En las dos primeras entradas de la etiqueta "Entre lo popular y lo culto" comentamos cómo un refrán del Siglo de Oro español tenía su correspondencia con un cuento de Chejov y un relato de Luis Sepúlveda. En esta ocasión veremos cómo también aparece en el libro de memorias de Gabriel García Márquez.
El refrán a que nos referimos dice: A mi hijo el bachiller en Salamanca (para otras versiones se puede ver la primera de las entradas), y hace referencia a una carta que manda desde el pueblo o aldea un padre a su hijo que cursa estudios en la famosa y multitudinaria universidad.
Pues bien, hace poco y rebuscando entre mis papeles encontré una nota, escrita en el verano de 2003, en que apuntaba que García Márquez casi al final de sus memorias Vivir para contarla contaba una anécdota que tenía relación con el refrán que antes hemos señalado. Por aquel entonces era periodista en El Espectador y andaba a la caza de una noticia que deviniera en algún posible reportaje. Nos dice, y veremos luego su importancia, que en ese periódico... "la materia prima invariable del oficio era la verdad y nada más que la verdad, y eso nos mantenía en una tensión invivible". En su búsqueda de noticias se encontró cierto día en Bogotá con un letrero sobre la puerta de una casa colonial que rezaba: "Oficina de Rezagos del Correo Nacional", inquietado por el cometido de dicha oficina se apresuró a descubrirlo. La misión no era otra que encontrar los destinatarios de cartas mal dirigidas por tener los sobres en blanco o con muy pocas indicaciones. Eran conocidas como las "cartas para el hombre invisible" y para alcanzar su cometido las abrían intentando descubrir alguna pista, ya fuera del destinatario como del remitente. Todo acabó en un reportaje titulado "El cartero llama mil veces" y con un subtítulo acaso más sugerente "El cementerio de las cartas perdidas".

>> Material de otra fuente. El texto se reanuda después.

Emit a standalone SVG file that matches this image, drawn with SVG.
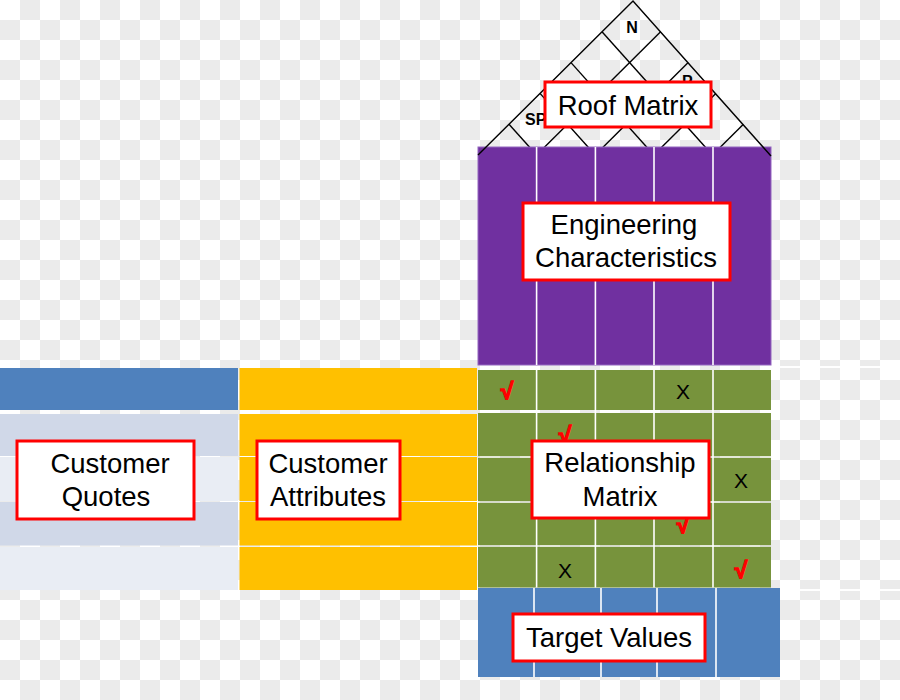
<svg xmlns="http://www.w3.org/2000/svg" width="900" height="700" viewBox="0 0 900 700">
<defs>
<pattern id="checker" patternUnits="userSpaceOnUse" width="40" height="40">
<rect width="40" height="40" fill="#ffffff"/>
<rect x="20" y="0" width="20" height="20" fill="#ebebeb"/>
<rect x="0" y="20" width="20" height="20" fill="#ebebeb"/>
</pattern>
</defs>
<style>
.lbl{fill:#ffffff;stroke:#ff0000;stroke-width:3}
.t{font-family:"Liberation Sans",Arial,sans-serif;font-size:27.5px;fill:#000;text-anchor:middle}
.sep{stroke:#ffffff;stroke-width:1.6}
.roof{stroke:#000;stroke-width:1.4;fill:none}
.chk{font-family:"Liberation Sans","DejaVu Sans",sans-serif;font-size:23px;font-weight:bold;fill:#ff0000;stroke:#ff0000;stroke-width:1.3;text-anchor:middle}
.x{font-family:"Liberation Sans",Arial,sans-serif;font-size:21px;fill:#000;text-anchor:middle}
.rl{font-family:"Liberation Sans",Arial,sans-serif;font-size:16px;font-weight:bold;fill:#000}
</style>
<rect width="900" height="700" fill="url(#checker)"/>
<g id="bg-lines">
<line x1="771" y1="367" x2="900" y2="367" stroke="#ffffff" stroke-width="2"/>
<line x1="780" y1="590" x2="900" y2="590" stroke="#ffffff" stroke-width="2"/>
</g>
<g id="roof">
<g class="roof">
<line x1="536.6" y1="155" x2="660.6" y2="31.8"/>
<line x1="595.2" y1="155" x2="688.2" y2="62.6"/>
<line x1="653.8" y1="155" x2="715.8" y2="93.4"/>
<line x1="712.4" y1="155" x2="743.4" y2="124.2"/>
<line x1="536.6" y1="155" x2="509" y2="124.2"/>
<line x1="595.2" y1="155" x2="540" y2="93.4"/>
<line x1="653.8" y1="155" x2="571" y2="62.6"/>
<line x1="712.4" y1="155" x2="602" y2="31.8"/>
</g>
<text class="rl" x="632" y="33" text-anchor="middle">N</text>
<text class="rl" x="525" y="125">SP</text>
<text class="rl" x="682" y="87">P</text>
</g>
<g id="engineering-characteristics">
<rect x="478" y="147" width="293" height="218" fill="#7030a0" stroke="#9466c0" stroke-width="1"/>
<line class="sep" x1="536.6" y1="147" x2="536.6" y2="365"/>
<line class="sep" x1="595.4" y1="147" x2="595.4" y2="365"/>
<line class="sep" x1="654" y1="147" x2="654" y2="365"/>
<line class="sep" x1="713" y1="147" x2="713" y2="365"/>
<rect class="lbl" x="523" y="203" width="207" height="77"/>
<text class="t" x="624" y="234">Engineering</text>
<text class="t" x="626" y="267">Characteristics</text>
</g>
<g id="roof-edges" class="roof">
<polyline points="478,155 633,1 771,156"/>
</g>
<g id="roof-matrix">
<rect class="lbl" x="545" y="82" width="166" height="45"/>
<text class="t" x="628" y="115">Roof Matrix</text>
</g>
<g id="customer-quotes">
<rect x="0" y="368" width="238" height="42" fill="#4f81bd"/>
<rect x="0" y="414" width="238" height="42" fill="#d0d8e8"/>
<rect x="0" y="457" width="238" height="44" fill="#e9edf4"/>
<rect x="0" y="502" width="238" height="43.5" fill="#d0d8e8"/>
<rect x="0" y="547" width="238" height="43" fill="#e9edf4"/>
<rect class="lbl" x="17" y="441" width="177" height="78"/>
<text class="t" x="110" y="473">Customer</text>
<text class="t" x="106" y="506">Quotes</text>
</g>
<g id="customer-attributes">
<rect x="239.5" y="368" width="237.5" height="42" fill="#ffc000"/>
<rect x="239.5" y="414" width="237.5" height="42" fill="#ffc000"/>
<rect x="239.5" y="457" width="237.5" height="44" fill="#ffc000"/>
<rect x="239.5" y="502" width="237.5" height="43.5" fill="#ffc000"/>
<rect x="239.5" y="547" width="237.5" height="43" fill="#ffc000"/>
<rect class="lbl" x="257" y="441" width="143" height="78"/>
<text class="t" x="328" y="473">Customer</text>
<text class="t" x="328" y="506">Attributes</text>
</g>
<g id="relationship-matrix">
<rect x="478" y="370" width="293" height="40" fill="#77933c"/>
<rect x="478" y="413" width="293" height="43.2" fill="#77933c"/>
<rect x="478" y="457.8" width="293" height="43.4" fill="#77933c"/>
<rect x="478" y="502.8" width="293" height="42.4" fill="#77933c"/>
<rect x="478" y="546.8" width="293" height="40.7" fill="#77933c"/>
<line class="sep" x1="536.6" y1="370" x2="536.6" y2="587.5"/>
<line class="sep" x1="595.4" y1="370" x2="595.4" y2="587.5"/>
<line class="sep" x1="654" y1="370" x2="654" y2="587.5"/>
<line class="sep" x1="713" y1="370" x2="713" y2="587.5"/>
<text class="chk" x="507" y="399">√</text>
<text class="x" x="683" y="399">X</text>
<text class="chk" x="565" y="443">√</text>
<text class="x" x="741" y="488">X</text>
<text class="chk" x="683" y="533">√</text>
<text class="x" x="565" y="578">X</text>
<text class="chk" x="741" y="578">√</text>
<rect class="lbl" x="532" y="441" width="177" height="77"/>
<text class="t" x="620" y="472">Relationship</text>
<text class="t" x="620" y="506">Matrix</text>
</g>
<g id="target-values">
<rect x="478" y="588" width="302" height="89" fill="#4f81bd"/>
<line class="sep" x1="534" y1="588" x2="534" y2="677"/>
<line class="sep" x1="601" y1="588" x2="601" y2="677"/>
<line class="sep" x1="657" y1="588" x2="657" y2="677"/>
<line class="sep" x1="716" y1="588" x2="716" y2="677"/>
<rect class="lbl" x="513" y="614" width="192" height="47"/>
<text class="t" x="609" y="647">Target Values</text>
</g>
</svg>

Pero no debió de quedar satisfecha su curiosidad con el reportaje cuando se propuso descubrir la destinataria de una de estas cartas. Desde la leprosería de Agua de Dios se había mandado una carta dirigida a "la señora de luto que va todos los días a la misa de cinco en la iglesia de las Aguas". A pesar de sus múltiples averiguaciones y de asistir durante semanas a misa de cinco sólo consiguió conocer a tres señoras mayores que vestían de invariable luto y que decían no tener ninguna relación con la leprosería.

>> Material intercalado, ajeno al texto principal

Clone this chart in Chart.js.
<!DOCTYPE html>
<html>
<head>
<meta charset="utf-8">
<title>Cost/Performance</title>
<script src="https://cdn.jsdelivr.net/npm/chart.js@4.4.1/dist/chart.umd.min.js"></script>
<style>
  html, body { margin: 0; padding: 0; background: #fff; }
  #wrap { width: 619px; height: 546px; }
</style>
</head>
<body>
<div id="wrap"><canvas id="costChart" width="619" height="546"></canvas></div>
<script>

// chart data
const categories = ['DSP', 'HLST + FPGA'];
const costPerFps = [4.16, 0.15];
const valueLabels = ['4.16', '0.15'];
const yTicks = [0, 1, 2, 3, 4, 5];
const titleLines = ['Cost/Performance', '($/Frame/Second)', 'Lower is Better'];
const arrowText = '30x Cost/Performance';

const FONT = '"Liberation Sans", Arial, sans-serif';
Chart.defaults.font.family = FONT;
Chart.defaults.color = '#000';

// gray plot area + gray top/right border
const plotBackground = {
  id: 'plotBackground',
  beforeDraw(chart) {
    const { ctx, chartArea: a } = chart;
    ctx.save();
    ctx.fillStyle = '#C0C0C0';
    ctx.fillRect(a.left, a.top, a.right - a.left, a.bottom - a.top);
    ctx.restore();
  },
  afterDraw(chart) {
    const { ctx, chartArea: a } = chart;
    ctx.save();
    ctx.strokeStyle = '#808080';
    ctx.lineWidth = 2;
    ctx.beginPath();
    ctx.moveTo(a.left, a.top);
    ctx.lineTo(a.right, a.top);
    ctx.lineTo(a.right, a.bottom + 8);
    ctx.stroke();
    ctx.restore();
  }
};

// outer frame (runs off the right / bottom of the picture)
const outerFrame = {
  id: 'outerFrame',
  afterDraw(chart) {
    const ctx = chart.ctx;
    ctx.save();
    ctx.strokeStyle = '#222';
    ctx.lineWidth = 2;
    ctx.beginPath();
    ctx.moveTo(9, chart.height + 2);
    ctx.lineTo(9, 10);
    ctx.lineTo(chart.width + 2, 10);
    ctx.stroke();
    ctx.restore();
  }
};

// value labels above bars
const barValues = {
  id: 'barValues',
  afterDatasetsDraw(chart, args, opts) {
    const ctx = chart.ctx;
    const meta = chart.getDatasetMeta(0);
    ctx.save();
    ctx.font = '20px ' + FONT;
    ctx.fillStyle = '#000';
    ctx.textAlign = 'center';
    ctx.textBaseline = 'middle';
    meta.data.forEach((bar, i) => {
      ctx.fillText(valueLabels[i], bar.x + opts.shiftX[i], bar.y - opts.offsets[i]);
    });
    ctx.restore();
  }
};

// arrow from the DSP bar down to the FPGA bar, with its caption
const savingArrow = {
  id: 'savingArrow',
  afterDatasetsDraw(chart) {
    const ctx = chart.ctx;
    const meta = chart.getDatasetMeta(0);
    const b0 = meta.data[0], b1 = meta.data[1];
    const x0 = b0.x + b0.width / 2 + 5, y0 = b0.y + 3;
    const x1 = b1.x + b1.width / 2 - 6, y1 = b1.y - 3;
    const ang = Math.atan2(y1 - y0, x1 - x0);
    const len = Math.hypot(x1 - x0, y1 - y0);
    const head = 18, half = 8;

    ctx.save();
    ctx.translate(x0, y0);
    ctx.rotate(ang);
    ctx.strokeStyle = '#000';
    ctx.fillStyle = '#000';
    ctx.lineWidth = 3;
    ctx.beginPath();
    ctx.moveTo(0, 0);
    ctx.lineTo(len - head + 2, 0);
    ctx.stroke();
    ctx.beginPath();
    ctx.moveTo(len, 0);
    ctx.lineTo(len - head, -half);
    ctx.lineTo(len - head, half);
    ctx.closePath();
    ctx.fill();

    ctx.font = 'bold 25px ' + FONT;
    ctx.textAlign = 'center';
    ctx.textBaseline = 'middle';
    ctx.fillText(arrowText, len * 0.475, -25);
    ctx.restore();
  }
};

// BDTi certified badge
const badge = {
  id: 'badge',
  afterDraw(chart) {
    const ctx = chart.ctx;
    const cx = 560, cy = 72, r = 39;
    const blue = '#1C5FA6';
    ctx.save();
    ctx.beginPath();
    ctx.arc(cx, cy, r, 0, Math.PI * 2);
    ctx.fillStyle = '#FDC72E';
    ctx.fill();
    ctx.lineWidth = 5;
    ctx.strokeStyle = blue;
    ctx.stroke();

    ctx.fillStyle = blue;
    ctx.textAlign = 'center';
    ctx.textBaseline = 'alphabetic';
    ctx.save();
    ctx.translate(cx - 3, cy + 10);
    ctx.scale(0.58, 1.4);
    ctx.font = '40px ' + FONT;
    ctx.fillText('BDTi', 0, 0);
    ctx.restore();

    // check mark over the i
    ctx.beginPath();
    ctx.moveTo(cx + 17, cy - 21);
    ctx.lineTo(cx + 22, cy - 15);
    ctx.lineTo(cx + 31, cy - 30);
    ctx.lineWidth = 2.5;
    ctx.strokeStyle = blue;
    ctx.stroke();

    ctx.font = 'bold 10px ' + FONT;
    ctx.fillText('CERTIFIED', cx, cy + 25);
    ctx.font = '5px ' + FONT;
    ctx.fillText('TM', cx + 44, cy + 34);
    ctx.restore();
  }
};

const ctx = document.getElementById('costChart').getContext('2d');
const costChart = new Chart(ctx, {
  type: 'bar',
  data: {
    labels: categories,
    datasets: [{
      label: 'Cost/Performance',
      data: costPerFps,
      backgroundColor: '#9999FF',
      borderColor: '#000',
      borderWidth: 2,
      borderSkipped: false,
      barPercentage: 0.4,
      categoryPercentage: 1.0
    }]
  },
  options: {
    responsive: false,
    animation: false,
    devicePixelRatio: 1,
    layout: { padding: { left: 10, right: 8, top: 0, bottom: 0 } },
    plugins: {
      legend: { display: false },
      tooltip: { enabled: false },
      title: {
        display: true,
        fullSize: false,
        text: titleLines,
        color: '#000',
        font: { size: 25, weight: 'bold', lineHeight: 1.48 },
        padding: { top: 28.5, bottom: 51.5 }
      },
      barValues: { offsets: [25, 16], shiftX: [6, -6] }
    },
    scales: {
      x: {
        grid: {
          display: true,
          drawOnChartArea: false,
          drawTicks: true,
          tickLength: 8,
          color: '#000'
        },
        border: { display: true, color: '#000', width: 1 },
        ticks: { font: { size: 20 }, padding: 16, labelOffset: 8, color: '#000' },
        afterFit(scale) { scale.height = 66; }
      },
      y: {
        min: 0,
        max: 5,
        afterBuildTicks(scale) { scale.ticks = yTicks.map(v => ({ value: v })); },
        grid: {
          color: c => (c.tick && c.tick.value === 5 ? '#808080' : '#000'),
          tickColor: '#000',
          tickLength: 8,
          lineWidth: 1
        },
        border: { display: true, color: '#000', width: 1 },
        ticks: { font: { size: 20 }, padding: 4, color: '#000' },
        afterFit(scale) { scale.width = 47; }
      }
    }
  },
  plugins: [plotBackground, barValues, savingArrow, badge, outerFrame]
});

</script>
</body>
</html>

Volvamos a nuestro refrán, es indiscutible que nos encontramos con un mismo motivo, el bachiller de Salamanca está emparentado con la mujer enlutada de la misa de cinco.

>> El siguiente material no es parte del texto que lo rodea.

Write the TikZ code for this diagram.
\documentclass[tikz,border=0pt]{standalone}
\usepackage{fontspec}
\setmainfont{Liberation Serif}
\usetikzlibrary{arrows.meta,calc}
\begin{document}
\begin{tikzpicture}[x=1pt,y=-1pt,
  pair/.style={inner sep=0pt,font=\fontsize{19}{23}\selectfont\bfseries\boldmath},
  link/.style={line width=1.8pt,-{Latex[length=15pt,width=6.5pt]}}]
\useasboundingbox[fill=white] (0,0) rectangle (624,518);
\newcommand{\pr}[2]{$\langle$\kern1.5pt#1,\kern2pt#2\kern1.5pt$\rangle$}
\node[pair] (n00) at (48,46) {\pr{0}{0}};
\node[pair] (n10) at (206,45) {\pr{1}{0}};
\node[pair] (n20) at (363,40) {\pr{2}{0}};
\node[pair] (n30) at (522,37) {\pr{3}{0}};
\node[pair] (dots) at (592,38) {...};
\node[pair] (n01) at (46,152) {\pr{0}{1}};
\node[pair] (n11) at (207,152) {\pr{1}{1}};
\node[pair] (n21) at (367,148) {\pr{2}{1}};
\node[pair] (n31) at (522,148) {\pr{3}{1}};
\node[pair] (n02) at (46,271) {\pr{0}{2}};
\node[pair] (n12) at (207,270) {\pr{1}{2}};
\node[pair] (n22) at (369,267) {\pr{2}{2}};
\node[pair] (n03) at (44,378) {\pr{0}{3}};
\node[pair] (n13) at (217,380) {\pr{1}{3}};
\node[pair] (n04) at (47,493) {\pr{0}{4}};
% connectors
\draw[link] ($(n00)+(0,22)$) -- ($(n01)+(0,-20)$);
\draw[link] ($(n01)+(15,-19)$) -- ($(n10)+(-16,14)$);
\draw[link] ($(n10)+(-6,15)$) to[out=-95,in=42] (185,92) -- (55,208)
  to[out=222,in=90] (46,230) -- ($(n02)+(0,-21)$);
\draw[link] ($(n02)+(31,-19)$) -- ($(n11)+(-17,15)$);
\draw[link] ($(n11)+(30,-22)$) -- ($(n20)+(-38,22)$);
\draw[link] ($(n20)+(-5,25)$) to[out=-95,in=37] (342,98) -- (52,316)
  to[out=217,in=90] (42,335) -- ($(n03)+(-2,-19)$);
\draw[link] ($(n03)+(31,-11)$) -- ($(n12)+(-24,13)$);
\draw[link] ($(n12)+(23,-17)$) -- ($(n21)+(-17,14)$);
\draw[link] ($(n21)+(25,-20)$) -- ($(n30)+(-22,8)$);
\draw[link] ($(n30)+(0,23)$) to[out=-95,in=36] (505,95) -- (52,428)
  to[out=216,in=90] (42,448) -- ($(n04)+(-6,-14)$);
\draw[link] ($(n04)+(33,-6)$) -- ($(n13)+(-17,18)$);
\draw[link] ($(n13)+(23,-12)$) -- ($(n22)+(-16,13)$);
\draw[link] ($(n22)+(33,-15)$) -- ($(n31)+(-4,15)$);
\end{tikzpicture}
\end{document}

Si en el cuento de Chejov veíamos que la carta con las señas mal indicadas era un recurso que abocaba a la tragedia y en el de Luis Sepúlveda también pudiera ser otro recurso para mantenerse en el olvido al protagonista de la historia, en el caso que nos cuenta García Márquez no podemos hablar de recurso sino de verdad y nada más que verdad.
En alguna ocasión he defendido que muchos refranes tienen su origen en hechos y situaciones reales que dada su peculiaridad han trascendido y se han incorporado al lenguaje coloquial añadiendo a su sentido literal uno menos obvio aunque sí más general. En nuestro caso el refrán se utilizaba para ridiculizar y reírse de quien no era capaz de dar claras señales de algo.
Lo curioso de lo que comentamos, y si fuera verdad lo que propongo, es que tres siglos después de que apareciera el refrán nos encontramos con el hecho que lo originó.